Hoy mas que nunca extraño salir por ahí, extraño el caminar en silencio en medio de la nada con Pequeñitas Manos, mi niña, y nuestra mascota. O aquellas caminatas por el sendero en medio del bosque mirando los osos con mi pequeño.
Extraño los atardeceres con las piernas en medio del agua atrapando peces mientras cae el sol.
Cuando era pequeño me encantaba pasear en bicicleta, salir a pedalear por ahí sin preocupaciones disfrutando la noches. Paseaba con mis amigos en algunas frescas tardes de otoño, éramos capaces de tendernos sobre las hierbas mirando el azul y las nubes sobre muestras cabezas. Éramos capaces de perseguir mariposas o meternos en una gruta profunda con una simple lampara o una simple antorcha.

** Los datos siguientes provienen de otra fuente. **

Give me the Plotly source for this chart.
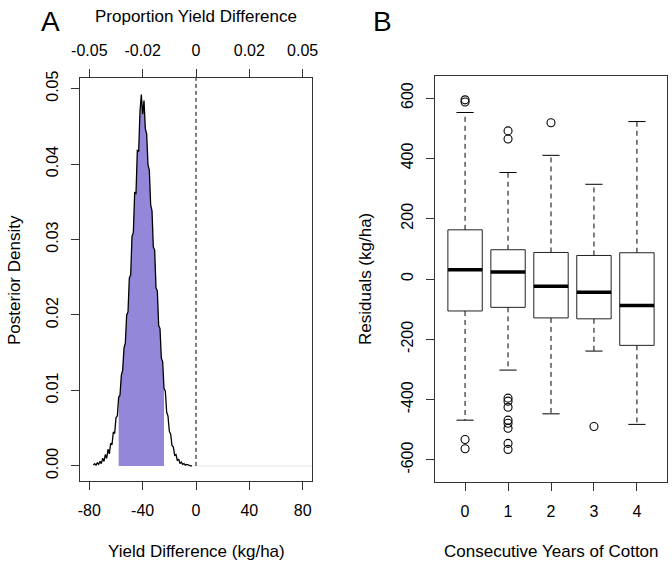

Cazábamos mangos o lagartijas.
Recuerdo la vez de aquella mañana en que nos escapamos hasta unas olvidadas ruinas alejadas del pueblo, 7.5 km en bicicleta. No sé como fue que fuimos tan lejos pero parece que descubrimos otro mundo que nos hizo regresar una y otra vez. Hacíamos escala en una tiendita a mitad del camino, comprábamos unas simples galletas o un jugo para complementar el embutido que un amigo había llevado para merendar.
Otras veces podíamos andar por horas cortando naranjas por el camino, atrapando iguanas o tortolitas.
Extraño también mi joven madurez en la que con una cerveza en la mano esperamos que cayera la tarde sentados en el techo de una hermosa ruina maya a la que hoy está prohibido subir.
O más delante los largos caminos llenos de árboles, los extenuantes viajes y las carreteras.
Parece que hoy mas que nunca extraño la normalidad que olvidé. Extraño la normalidad que algún día deje de vivir y que solo utilizaba para mis dichos de “cuando tenga tiempo, iré”.
Extraño el mar y los ríos, el monte, las ruinas, las caminatas, los vientos de mayo, el sol y la luna, la brisa de otoño, los lentes, el cine, el mercado, las vueltas o el caminar.